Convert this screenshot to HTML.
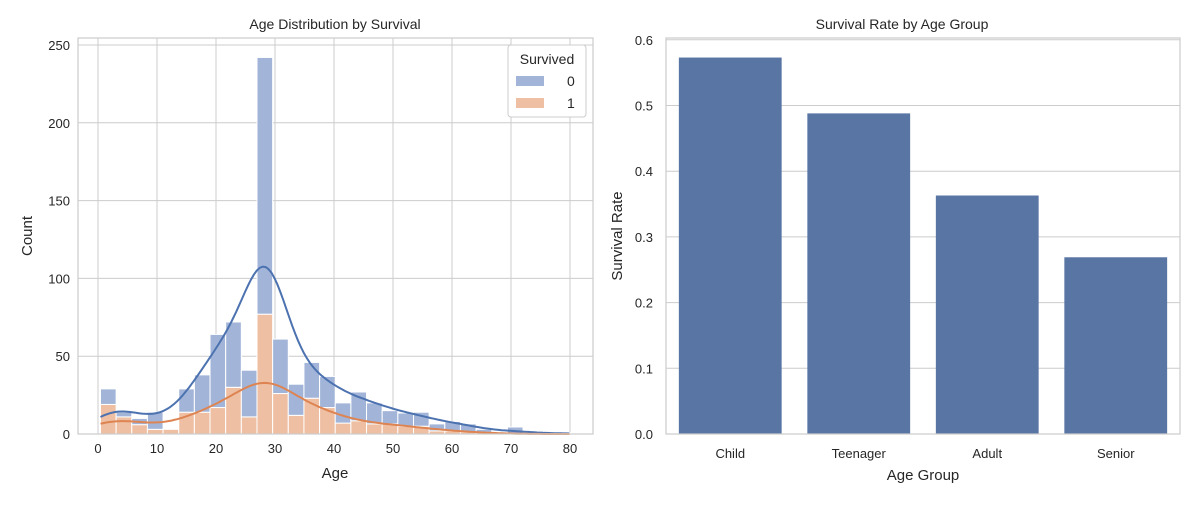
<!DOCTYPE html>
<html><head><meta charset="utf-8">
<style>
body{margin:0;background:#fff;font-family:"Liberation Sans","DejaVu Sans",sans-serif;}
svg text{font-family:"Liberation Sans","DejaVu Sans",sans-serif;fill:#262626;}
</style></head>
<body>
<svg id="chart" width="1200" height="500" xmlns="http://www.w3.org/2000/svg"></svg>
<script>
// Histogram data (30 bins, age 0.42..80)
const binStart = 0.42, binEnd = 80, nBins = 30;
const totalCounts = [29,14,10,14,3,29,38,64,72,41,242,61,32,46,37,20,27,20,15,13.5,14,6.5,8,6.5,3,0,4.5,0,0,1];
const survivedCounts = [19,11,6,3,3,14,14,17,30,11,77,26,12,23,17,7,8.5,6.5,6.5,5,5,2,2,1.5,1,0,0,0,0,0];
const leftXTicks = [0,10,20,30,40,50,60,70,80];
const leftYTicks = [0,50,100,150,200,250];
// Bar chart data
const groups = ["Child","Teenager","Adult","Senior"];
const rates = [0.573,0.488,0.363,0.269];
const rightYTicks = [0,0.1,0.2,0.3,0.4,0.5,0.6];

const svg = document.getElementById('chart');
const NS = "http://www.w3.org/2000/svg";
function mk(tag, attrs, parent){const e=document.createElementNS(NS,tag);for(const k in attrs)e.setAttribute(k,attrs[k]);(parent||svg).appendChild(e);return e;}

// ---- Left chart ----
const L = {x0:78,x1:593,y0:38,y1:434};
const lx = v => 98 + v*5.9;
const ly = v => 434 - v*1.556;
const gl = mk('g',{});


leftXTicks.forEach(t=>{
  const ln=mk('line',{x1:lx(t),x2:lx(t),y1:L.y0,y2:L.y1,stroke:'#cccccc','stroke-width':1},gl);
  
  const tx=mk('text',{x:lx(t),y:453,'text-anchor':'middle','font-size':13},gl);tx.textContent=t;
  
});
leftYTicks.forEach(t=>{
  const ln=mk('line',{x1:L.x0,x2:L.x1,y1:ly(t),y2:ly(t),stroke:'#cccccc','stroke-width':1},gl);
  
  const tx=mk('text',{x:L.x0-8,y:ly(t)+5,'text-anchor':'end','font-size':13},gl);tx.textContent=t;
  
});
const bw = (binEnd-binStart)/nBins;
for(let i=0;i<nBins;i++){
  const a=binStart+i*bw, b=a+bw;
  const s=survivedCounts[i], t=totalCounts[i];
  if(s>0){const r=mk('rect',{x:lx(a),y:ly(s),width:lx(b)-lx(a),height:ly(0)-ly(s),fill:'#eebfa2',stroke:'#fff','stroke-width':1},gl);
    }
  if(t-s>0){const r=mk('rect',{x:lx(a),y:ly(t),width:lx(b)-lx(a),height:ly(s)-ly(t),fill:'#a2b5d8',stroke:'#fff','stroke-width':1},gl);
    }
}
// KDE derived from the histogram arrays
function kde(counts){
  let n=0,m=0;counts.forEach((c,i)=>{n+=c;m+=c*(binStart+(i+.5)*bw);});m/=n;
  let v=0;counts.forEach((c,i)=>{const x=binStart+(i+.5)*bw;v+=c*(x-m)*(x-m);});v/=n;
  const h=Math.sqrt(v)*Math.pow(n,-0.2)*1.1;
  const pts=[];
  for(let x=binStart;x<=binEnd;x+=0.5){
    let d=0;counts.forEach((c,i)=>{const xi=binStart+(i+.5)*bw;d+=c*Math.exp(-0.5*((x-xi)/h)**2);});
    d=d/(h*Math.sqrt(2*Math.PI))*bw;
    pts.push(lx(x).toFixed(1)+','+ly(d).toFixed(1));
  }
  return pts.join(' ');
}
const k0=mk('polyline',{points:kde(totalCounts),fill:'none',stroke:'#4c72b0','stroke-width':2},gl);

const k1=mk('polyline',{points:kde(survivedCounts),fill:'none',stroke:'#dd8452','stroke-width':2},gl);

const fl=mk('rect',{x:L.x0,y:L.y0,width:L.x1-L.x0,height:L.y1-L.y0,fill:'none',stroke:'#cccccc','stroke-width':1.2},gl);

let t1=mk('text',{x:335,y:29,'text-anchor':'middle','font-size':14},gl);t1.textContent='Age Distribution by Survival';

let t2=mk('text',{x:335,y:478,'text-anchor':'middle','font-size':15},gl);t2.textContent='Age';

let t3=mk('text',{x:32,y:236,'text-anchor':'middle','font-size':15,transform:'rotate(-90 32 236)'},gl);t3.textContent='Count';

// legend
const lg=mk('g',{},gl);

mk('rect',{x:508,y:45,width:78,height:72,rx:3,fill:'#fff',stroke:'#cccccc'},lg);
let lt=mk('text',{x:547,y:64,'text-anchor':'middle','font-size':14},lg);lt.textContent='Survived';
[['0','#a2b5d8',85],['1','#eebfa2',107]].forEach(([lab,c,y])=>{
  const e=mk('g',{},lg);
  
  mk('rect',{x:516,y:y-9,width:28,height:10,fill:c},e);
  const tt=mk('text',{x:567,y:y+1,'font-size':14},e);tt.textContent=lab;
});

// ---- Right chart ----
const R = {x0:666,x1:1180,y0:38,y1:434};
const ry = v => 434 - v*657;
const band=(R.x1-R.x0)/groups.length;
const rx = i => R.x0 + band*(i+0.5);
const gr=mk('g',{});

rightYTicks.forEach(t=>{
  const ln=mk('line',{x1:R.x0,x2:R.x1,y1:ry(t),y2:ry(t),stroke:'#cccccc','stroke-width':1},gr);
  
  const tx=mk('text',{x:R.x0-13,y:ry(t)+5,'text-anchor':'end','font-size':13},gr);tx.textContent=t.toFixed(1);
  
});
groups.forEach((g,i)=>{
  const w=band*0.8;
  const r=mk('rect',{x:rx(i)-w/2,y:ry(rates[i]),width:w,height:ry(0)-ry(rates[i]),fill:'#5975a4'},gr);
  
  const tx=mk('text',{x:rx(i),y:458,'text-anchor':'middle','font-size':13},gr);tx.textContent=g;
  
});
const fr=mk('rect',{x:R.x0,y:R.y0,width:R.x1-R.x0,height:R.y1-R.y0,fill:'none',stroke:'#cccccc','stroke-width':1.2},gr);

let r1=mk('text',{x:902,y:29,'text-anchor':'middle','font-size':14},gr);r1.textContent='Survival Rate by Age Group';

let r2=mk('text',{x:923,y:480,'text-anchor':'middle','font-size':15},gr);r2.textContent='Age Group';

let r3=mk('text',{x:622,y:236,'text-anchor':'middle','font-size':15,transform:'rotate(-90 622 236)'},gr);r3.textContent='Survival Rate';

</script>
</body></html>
------
• _GOAL_:
The listing above needs to be output again exactly. Don't include the pictures.

• _EXPECTED ANSWER_:
Convert this screenshot to HTML.
<!DOCTYPE html>
<html><head><meta charset="utf-8">
<style>
body{margin:0;background:#fff;font-family:"Liberation Sans","DejaVu Sans",sans-serif;}
svg text{font-family:"Liberation Sans","DejaVu Sans",sans-serif;fill:#262626;}
</style></head>
<body>
<svg id="chart" width="1200" height="500" xmlns="http://www.w3.org/2000/svg"></svg>
<script>
// Histogram data (30 bins, age 0.42..80)
const binStart = 0.42, binEnd = 80, nBins = 30;
const totalCounts = [29,14,10,14,3,29,38,64,72,41,242,61,32,46,37,20,27,20,15,13.5,14,6.5,8,6.5,3,0,4.5,0,0,1];
const survivedCounts = [19,11,6,3,3,14,14,17,30,11,77,26,12,23,17,7,8.5,6.5,6.5,5,5,2,2,1.5,1,0,0,0,0,0];
const leftXTicks = [0,10,20,30,40,50,60,70,80];
const leftYTicks = [0,50,100,150,200,250];
// Bar chart data
const groups = ["Child","Teenager","Adult","Senior"];
const rates = [0.573,0.488,0.363,0.269];
const rightYTicks = [0,0.1,0.2,0.3,0.4,0.5,0.6];

const svg = document.getElementById('chart');
const NS = "http://www.w3.org/2000/svg";
function mk(tag, attrs, parent){const e=document.createElementNS(NS,tag);for(const k in attrs)e.setAttribute(k,attrs[k]);(parent||svg).appendChild(e);return e;}

// ---- Left chart ----
const L = {x0:78,x1:593,y0:38,y1:434};
const lx = v => 98 + v*5.9;
const ly = v => 434 - v*1.556;
const gl = mk('g',{});


leftXTicks.forEach(t=>{
  const ln=mk('line',{x1:lx(t),x2:lx(t),y1:L.y0,y2:L.y1,stroke:'#cccccc','stroke-width':1},gl);
  
  const tx=mk('text',{x:lx(t),y:453,'text-anchor':'middle','font-size':13},gl);tx.textContent=t;
  
});
leftYTicks.forEach(t=>{
  const ln=mk('line',{x1:L.x0,x2:L.x1,y1:ly(t),y2:ly(t),stroke:'#cccccc','stroke-width':1},gl);
  
  const tx=mk('text',{x:L.x0-8,y:ly(t)+5,'text-anchor':'end','font-size':13},gl);tx.textContent=t;
  
});
const bw = (binEnd-binStart)/nBins;
for(let i=0;i<nBins;i++){
  const a=binStart+i*bw, b=a+bw;
  const s=survivedCounts[i], t=totalCounts[i];
  if(s>0){const r=mk('rect',{x:lx(a),y:ly(s),width:lx(b)-lx(a),height:ly(0)-ly(s),fill:'#eebfa2',stroke:'#fff','stroke-width':1},gl);
    }
  if(t-s>0){const r=mk('rect',{x:lx(a),y:ly(t),width:lx(b)-lx(a),height:ly(s)-ly(t),fill:'#a2b5d8',stroke:'#fff','stroke-width':1},gl);
    }
}
// KDE derived from the histogram arrays
function kde(counts){
  let n=0,m=0;counts.forEach((c,i)=>{n+=c;m+=c*(binStart+(i+.5)*bw);});m/=n;
  let v=0;counts.forEach((c,i)=>{const x=binStart+(i+.5)*bw;v+=c*(x-m)*(x-m);});v/=n;
  const h=Math.sqrt(v)*Math.pow(n,-0.2)*1.1;
  const pts=[];
  for(let x=binStart;x<=binEnd;x+=0.5){
    let d=0;counts.forEach((c,i)=>{const xi=binStart+(i+.5)*bw;d+=c*Math.exp(-0.5*((x-xi)/h)**2);});
    d=d/(h*Math.sqrt(2*Math.PI))*bw;
    pts.push(lx(x).toFixed(1)+','+ly(d).toFixed(1));
  }
  return pts.join(' ');
}
const k0=mk('polyline',{points:kde(totalCounts),fill:'none',stroke:'#4c72b0','stroke-width':2},gl);

const k1=mk('polyline',{points:kde(survivedCounts),fill:'none',stroke:'#dd8452','stroke-width':2},gl);

const fl=mk('rect',{x:L.x0,y:L.y0,width:L.x1-L.x0,height:L.y1-L.y0,fill:'none',stroke:'#cccccc','stroke-width':1.2},gl);

let t1=mk('text',{x:335,y:29,'text-anchor':'middle','font-size':14},gl);t1.textContent='Age Distribution by Survival';

let t2=mk('text',{x:335,y:478,'text-anchor':'middle','font-size':15},gl);t2.textContent='Age';

let t3=mk('text',{x:32,y:236,'text-anchor':'middle','font-size':15,transform:'rotate(-90 32 236)'},gl);t3.textContent='Count';

// legend
const lg=mk('g',{},gl);

mk('rect',{x:508,y:45,width:78,height:72,rx:3,fill:'#fff',stroke:'#cccccc'},lg);
let lt=mk('text',{x:547,y:64,'text-anchor':'middle','font-size':14},lg);lt.textContent='Survived';
[['0','#a2b5d8',85],['1','#eebfa2',107]].forEach(([lab,c,y])=>{
  const e=mk('g',{},lg);
  
  mk('rect',{x:516,y:y-9,width:28,height:10,fill:c},e);
  const tt=mk('text',{x:567,y:y+1,'font-size':14},e);tt.textContent=lab;
});

// ---- Right chart ----
const R = {x0:666,x1:1180,y0:38,y1:434};
const ry = v => 434 - v*657;
const band=(R.x1-R.x0)/groups.length;
const rx = i => R.x0 + band*(i+0.5);
const gr=mk('g',{});

rightYTicks.forEach(t=>{
  const ln=mk('line',{x1:R.x0,x2:R.x1,y1:ry(t),y2:ry(t),stroke:'#cccccc','stroke-width':1},gr);
  
  const tx=mk('text',{x:R.x0-13,y:ry(t)+5,'text-anchor':'end','font-size':13},gr);tx.textContent=t.toFixed(1);
  
});
groups.forEach((g,i)=>{
  const w=band*0.8;
  const r=mk('rect',{x:rx(i)-w/2,y:ry(rates[i]),width:w,height:ry(0)-ry(rates[i]),fill:'#5975a4'},gr);
  
  const tx=mk('text',{x:rx(i),y:458,'text-anchor':'middle','font-size':13},gr);tx.textContent=g;
  
});
const fr=mk('rect',{x:R.x0,y:R.y0,width:R.x1-R.x0,height:R.y1-R.y0,fill:'none',stroke:'#cccccc','stroke-width':1.2},gr);

let r1=mk('text',{x:902,y:29,'text-anchor':'middle','font-size':14},gr);r1.textContent='Survival Rate by Age Group';

let r2=mk('text',{x:923,y:480,'text-anchor':'middle','font-size':15},gr);r2.textContent='Age Group';

let r3=mk('text',{x:622,y:236,'text-anchor':'middle','font-size':15,transform:'rotate(-90 622 236)'},gr);r3.textContent='Survival Rate';

</script>
</body></html>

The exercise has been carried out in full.